+++ Records for this task
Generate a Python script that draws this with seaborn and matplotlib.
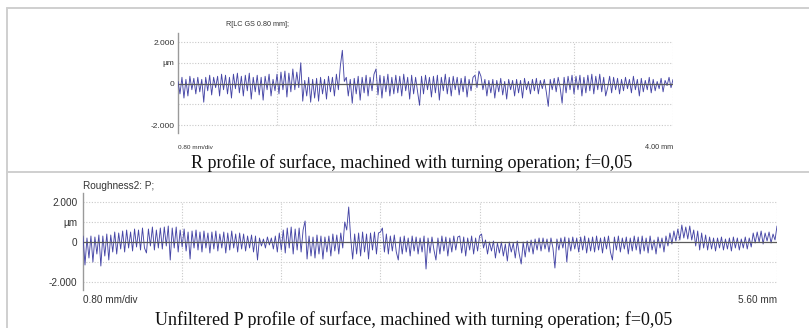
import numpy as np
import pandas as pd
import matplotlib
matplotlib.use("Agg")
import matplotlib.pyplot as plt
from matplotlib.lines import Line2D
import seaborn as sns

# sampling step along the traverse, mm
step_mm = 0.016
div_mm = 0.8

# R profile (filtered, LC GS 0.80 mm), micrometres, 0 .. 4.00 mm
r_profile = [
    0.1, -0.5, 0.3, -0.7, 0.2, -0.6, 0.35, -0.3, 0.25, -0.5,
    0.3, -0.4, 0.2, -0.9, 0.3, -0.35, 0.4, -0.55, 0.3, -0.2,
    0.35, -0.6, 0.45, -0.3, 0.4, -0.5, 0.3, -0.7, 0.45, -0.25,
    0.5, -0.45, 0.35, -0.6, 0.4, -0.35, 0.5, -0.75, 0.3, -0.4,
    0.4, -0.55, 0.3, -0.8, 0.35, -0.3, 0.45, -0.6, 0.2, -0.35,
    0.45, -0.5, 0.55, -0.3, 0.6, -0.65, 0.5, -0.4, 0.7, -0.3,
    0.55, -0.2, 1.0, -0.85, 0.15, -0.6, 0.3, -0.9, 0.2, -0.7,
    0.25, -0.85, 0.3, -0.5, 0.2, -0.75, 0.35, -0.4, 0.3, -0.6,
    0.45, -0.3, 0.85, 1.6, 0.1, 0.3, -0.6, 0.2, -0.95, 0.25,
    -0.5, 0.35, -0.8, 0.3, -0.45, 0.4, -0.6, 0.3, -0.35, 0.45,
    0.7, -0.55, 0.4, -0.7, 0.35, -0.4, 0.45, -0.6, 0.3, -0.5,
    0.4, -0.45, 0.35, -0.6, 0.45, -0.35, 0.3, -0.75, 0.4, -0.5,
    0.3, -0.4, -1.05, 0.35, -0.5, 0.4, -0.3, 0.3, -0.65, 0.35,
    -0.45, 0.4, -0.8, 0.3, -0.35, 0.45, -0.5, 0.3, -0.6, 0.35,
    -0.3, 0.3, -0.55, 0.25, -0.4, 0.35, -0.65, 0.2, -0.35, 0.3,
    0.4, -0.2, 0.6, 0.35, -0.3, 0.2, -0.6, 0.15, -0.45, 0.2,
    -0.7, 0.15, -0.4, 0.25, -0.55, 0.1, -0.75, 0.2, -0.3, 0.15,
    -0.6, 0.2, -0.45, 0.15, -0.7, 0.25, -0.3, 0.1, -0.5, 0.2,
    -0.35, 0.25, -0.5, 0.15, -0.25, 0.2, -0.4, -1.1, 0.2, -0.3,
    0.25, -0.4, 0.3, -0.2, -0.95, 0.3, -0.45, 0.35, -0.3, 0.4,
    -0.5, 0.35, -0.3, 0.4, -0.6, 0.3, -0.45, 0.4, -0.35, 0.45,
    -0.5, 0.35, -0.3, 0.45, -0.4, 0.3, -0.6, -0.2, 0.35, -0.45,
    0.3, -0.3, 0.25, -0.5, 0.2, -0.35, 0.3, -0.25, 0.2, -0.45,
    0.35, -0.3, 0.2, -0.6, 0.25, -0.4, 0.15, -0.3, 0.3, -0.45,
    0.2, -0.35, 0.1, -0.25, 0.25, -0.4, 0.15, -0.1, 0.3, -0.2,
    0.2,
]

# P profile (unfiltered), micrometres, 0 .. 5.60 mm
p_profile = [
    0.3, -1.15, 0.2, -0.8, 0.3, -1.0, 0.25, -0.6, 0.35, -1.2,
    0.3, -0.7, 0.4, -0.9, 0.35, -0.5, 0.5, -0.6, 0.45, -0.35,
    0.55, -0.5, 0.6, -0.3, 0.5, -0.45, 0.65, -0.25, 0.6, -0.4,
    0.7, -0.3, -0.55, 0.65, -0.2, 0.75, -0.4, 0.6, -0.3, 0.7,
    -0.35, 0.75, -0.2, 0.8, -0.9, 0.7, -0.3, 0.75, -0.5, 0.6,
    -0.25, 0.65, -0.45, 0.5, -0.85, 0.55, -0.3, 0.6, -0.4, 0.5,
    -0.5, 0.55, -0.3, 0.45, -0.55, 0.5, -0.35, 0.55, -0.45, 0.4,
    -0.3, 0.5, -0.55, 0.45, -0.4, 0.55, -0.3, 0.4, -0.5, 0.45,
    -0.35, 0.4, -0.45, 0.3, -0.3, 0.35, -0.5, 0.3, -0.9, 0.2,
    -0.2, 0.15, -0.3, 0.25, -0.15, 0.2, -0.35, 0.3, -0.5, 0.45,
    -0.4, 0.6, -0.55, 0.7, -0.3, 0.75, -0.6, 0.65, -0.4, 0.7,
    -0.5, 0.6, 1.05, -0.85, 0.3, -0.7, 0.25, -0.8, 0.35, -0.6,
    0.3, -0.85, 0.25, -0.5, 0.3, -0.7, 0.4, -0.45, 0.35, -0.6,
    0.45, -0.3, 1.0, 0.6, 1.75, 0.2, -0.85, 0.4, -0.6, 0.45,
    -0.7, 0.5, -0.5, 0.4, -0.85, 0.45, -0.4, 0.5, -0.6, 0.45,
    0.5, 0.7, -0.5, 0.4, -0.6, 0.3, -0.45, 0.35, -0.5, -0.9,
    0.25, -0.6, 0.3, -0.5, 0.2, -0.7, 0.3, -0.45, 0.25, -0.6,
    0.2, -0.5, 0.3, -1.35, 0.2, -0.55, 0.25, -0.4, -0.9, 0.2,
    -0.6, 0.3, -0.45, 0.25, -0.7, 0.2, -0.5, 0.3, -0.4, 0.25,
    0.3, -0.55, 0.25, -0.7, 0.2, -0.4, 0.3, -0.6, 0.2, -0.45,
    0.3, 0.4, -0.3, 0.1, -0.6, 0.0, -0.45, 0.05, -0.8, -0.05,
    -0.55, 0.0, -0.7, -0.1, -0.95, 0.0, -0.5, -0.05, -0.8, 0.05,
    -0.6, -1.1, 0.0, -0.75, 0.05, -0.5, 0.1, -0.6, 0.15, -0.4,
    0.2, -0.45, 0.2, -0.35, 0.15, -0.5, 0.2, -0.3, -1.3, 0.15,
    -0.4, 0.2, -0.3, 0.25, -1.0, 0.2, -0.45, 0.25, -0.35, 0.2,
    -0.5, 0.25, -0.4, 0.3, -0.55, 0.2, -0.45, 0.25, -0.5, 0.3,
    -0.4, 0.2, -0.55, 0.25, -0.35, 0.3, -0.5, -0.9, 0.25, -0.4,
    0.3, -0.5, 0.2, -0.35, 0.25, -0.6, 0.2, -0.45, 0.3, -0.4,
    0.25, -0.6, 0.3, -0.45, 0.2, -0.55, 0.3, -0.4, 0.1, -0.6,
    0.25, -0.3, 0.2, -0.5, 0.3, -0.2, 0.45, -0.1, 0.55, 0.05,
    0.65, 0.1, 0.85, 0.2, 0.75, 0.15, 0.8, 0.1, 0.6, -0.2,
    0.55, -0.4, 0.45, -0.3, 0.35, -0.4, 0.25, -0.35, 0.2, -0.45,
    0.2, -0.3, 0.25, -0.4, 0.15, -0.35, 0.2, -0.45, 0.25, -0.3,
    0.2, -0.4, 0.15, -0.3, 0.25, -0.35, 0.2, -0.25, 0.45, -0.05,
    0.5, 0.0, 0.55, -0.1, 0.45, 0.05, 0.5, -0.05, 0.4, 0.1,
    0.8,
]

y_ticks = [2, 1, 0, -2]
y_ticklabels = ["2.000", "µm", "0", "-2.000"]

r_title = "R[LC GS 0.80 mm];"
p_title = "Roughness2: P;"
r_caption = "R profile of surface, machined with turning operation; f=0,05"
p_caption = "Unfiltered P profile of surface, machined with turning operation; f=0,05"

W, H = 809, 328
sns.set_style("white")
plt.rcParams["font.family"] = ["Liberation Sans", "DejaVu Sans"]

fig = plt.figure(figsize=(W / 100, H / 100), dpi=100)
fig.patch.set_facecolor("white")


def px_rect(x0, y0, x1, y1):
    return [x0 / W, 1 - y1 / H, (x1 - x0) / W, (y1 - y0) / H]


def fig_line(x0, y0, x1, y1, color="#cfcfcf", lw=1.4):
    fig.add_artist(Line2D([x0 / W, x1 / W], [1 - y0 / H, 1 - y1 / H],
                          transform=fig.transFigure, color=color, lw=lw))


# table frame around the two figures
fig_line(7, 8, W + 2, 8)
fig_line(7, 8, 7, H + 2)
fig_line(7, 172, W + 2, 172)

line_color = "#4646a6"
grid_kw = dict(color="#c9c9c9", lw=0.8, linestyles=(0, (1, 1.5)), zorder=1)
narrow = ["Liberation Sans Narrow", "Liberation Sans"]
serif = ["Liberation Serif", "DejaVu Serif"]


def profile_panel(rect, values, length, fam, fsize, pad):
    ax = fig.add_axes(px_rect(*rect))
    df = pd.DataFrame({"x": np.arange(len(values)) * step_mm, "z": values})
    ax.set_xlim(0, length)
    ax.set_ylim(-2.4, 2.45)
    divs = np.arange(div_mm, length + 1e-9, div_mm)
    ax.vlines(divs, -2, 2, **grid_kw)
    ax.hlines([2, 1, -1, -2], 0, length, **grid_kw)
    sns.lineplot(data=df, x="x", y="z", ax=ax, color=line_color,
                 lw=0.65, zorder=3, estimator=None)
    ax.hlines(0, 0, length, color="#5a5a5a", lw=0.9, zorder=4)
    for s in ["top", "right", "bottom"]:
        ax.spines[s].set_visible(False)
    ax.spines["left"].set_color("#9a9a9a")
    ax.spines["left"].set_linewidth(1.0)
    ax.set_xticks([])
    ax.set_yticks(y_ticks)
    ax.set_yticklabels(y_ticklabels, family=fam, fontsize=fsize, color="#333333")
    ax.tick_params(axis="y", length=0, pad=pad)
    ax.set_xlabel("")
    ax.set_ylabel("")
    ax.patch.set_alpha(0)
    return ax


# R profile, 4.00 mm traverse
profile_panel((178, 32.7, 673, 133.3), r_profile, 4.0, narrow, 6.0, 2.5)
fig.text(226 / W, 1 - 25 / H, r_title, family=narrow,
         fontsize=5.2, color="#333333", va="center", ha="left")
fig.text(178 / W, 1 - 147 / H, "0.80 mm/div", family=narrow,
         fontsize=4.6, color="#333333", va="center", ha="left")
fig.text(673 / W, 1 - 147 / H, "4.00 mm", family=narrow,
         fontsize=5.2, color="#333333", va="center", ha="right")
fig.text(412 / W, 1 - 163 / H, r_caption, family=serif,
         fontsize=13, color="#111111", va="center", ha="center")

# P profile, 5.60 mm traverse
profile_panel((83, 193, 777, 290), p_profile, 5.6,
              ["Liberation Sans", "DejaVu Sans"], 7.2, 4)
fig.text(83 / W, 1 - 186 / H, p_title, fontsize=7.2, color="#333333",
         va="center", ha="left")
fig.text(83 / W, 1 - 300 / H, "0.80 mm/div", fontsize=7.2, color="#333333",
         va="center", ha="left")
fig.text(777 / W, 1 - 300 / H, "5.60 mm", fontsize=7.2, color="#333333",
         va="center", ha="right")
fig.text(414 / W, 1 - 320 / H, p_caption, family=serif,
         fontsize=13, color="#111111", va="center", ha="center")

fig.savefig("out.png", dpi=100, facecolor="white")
++++++
+++ Records for this task
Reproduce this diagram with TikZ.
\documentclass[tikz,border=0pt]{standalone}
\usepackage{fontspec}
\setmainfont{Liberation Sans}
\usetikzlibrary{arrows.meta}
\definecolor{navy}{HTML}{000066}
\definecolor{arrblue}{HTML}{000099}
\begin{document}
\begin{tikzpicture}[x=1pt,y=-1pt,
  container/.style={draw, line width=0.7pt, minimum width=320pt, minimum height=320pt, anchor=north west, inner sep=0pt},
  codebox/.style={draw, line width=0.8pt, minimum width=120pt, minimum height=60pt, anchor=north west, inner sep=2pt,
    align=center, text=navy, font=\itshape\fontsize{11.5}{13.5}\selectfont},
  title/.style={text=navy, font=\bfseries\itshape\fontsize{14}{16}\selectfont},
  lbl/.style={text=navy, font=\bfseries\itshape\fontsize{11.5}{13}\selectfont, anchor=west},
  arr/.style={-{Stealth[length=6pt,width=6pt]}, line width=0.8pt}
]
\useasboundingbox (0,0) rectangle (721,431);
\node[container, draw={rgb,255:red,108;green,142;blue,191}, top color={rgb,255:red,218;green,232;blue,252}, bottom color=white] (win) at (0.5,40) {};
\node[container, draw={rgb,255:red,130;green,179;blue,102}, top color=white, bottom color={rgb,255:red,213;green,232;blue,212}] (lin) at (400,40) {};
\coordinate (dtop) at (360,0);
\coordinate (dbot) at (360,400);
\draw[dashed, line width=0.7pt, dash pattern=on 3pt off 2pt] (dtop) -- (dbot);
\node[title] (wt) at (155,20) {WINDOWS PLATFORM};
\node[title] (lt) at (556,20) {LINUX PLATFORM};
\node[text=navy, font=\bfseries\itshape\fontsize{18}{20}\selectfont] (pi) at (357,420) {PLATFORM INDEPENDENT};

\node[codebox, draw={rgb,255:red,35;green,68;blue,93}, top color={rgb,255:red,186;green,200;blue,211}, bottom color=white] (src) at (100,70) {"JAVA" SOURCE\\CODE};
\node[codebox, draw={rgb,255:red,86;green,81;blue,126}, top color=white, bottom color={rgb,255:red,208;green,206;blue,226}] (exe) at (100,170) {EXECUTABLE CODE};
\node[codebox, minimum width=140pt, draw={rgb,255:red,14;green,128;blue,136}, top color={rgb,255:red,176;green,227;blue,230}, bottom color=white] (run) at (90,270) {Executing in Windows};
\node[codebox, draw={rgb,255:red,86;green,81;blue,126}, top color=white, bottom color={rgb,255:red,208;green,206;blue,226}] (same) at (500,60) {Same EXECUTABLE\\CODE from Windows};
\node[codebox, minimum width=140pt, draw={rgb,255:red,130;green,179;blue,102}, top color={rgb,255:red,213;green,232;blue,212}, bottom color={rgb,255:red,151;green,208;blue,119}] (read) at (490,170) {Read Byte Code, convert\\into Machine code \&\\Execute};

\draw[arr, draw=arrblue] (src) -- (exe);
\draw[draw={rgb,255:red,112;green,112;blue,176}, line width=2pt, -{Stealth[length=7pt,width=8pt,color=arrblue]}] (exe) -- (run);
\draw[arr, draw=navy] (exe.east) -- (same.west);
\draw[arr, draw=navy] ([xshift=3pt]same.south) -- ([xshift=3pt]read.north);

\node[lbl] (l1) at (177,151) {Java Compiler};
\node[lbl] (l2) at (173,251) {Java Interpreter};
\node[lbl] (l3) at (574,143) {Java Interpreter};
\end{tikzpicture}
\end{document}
++++++
+++ Records for this task
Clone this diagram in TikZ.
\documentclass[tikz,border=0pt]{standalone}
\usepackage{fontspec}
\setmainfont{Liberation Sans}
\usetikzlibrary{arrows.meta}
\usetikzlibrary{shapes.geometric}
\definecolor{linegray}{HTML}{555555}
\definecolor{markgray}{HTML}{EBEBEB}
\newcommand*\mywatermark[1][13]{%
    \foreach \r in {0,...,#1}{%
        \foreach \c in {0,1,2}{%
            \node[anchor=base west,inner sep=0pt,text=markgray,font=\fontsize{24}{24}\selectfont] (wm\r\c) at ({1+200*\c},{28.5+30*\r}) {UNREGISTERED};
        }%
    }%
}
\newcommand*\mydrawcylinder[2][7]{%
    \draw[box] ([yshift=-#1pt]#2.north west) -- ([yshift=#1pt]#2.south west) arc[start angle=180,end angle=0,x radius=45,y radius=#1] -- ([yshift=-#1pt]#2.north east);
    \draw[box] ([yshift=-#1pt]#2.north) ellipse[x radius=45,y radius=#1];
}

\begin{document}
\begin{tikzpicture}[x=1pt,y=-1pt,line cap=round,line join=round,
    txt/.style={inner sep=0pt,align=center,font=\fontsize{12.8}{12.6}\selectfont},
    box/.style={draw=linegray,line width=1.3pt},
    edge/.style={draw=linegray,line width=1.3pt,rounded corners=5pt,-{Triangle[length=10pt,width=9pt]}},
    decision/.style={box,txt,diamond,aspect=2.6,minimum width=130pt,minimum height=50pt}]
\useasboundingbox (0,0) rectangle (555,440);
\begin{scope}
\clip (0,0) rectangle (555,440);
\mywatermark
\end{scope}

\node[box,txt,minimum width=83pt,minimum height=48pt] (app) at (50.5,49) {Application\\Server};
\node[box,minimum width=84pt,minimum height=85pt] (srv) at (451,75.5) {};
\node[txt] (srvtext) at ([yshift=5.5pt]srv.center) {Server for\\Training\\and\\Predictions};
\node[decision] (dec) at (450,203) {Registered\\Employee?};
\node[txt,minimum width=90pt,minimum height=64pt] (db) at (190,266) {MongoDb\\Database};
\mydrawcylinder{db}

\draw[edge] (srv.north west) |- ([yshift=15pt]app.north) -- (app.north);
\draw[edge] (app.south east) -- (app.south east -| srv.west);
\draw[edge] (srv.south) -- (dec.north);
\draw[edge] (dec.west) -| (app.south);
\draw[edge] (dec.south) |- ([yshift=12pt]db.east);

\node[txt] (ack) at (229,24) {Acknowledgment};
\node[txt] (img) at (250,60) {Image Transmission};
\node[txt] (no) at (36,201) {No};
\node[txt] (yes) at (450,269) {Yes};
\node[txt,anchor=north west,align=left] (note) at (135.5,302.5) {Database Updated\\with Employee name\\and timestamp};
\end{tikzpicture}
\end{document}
++++++
**Exercise details:**
From the line containing "Generate a Python" through the line containing "div_mm = 0.8", copy every line above exactly, without pictures.

**Written solution:**
Generate a Python script that draws this with seaborn and matplotlib.
import numpy as np
import pandas as pd
import matplotlib
matplotlib.use("Agg")
import matplotlib.pyplot as plt
from matplotlib.lines import Line2D
import seaborn as sns

# sampling step along the traverse, mm
step_mm = 0.016
div_mm = 0.8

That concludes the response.